全国公開中の映画「ソワレ」の大ヒット御礼舞台挨拶が、9月13日(日)に開催。村上虹郎と共にW主演を務めた芋生悠と、外山文治監督が登壇した。以下、オフィシャルレポートを掲載する。
豊原功補、小泉今日子、外山文治監督らで立ち上げた映画製作会社「新世界合同会社」の第1回目のプロデュース作品「ソワレ」。本作は、センシティブな感性で唯一無二の世界観を作り出す新鋭・外山文治がオリジナル脚本で挑んだ長編映画だ。
主人公・翔太役に、類稀なる吸引力で日本映画の台風の目になりつつある実力派俳優の村上。タカラ役には100人以上のオーディションから抜擢された芋生の2人をW主演に迎え、若い男女の切ない逃避行を映し出した。
公開から約2週間を経ての周囲の反響について、芋生は「同業者の女優さん、俳優さんからLINEで『見たよ』と連絡をいただきます。みんな長文で感想を送ってくれて、ご自身と照らし合わせて『ソワレ』を見てくれていて、最後に決まって、『ありがとう』と締め括られています。『自分にとっても大切な作品になった』と言っていただけることが多くて嬉しいです」と喜びを口にする。
外山監督の周囲でも反響は大きいようで、「おかげさまで評判が良いです。セリフも少ない映画ですし、お客さまにゆだねる部分が多い作品なので、もう少し賛否あるんじゃないか?受け入れられるかわからないなと思ってたのですが、気に入ってくださる方が多くて、嬉しいですし、芋生悠の評判がとっても良いので、本当に選んでよかったなと」と嬉しそうにうなずいた。
撮影から1年以上を経ても、インタビューやプロモーションの場、また日常のふとした瞬間に、自身が演じたタカラの気持ちがよみがえり、「過呼吸になる瞬間もある」という芋生。

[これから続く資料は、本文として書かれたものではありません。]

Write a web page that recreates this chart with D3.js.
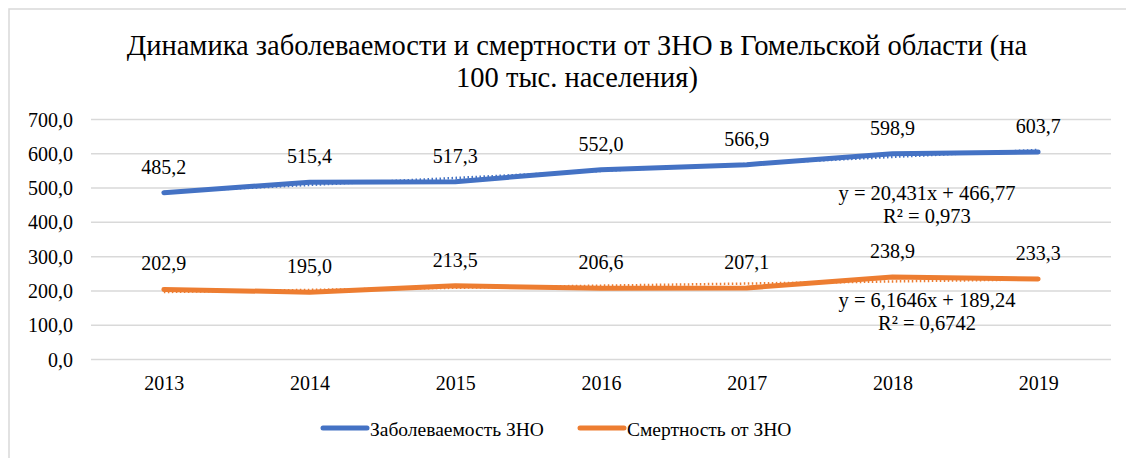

壮絶なトラウマを持つ彼女とどう向き合ったのかを尋ねると、「自分がこの役を演じるにあたって、タカラと共倒れになったらいけないなと、できるだけタカラという役と一緒に歩く。横に並んで、一番近くで私がタカラを見ていたいなと思っていました。憑依するのではなく、彼女が感じたものを素直に私が(横で)感じたいという思いで、一緒にいました」と振り返る。
外山監督は、オーディションで芋生を選んだ理由について、「お仕事を一緒にしたことはなかったけど18歳の頃から知ってはいたんです。渋谷で行われた写真展を見て、印象的だなと思ったんですが、家に帰ると『どんな子だっけ?』と記憶から抜けていたんですね。それは、彼女が未成年でまだ人間の核や形が出来上がっていなかったからフワッとしたものを感じたんですが、それが(村上演じる)翔太の高校時代に気づかなかったというところにマッチするんじゃないかと感じました」と明かす。
続けて「オーディションの時は20歳で、もう大人の女性としての核ができていて、生命力をどの参加者よりも感じました。記憶からすっと抜け落ちてしまうような未成年の時期を経て、いま、タカラのトラウマを乗り越えようとするさまを表現するには、芋生さんが一番適していると感じました」と熱く語った。
この日はそんな芋生の貴重な最終オーディションの映像をはじめ、撮影現場でのメイキング映像、クランクアップを迎えた瞬間の映像などが特別に上映。外山監督によると、何名かの候補者に絞られた最終オーディションの段階で、村上から「参加します」という申し出があり、参加者たちは実際に村上を相手に芝居をすることになったという。
「恥ずかしいですね…」と芋生は照れていたが、外山監督は「山口百恵のようですね」とにっこり。村上と女優のマッチングを確かめていたそうだが、「W主演なので、ひとりひとりの個性が大事で、決して交わらなくていい。全然違う2人を見たいと思っていた」と、その意図・選考基準を説明。
「(村上と芋生は)お互いに全然染まらず、染められず、キャラクターの違う2人が画面に共存してるのが素敵だなと思いました。ベストカップルというと、『お似合い』というイメージがあるけど、必ずしもそうじゃなくて、ひとりひとりとして互いを刺激し合える並びだなと思った」と、異なる個性でぶつかり合う村上と芋生こそがベストの組み合わせだったと振り返った。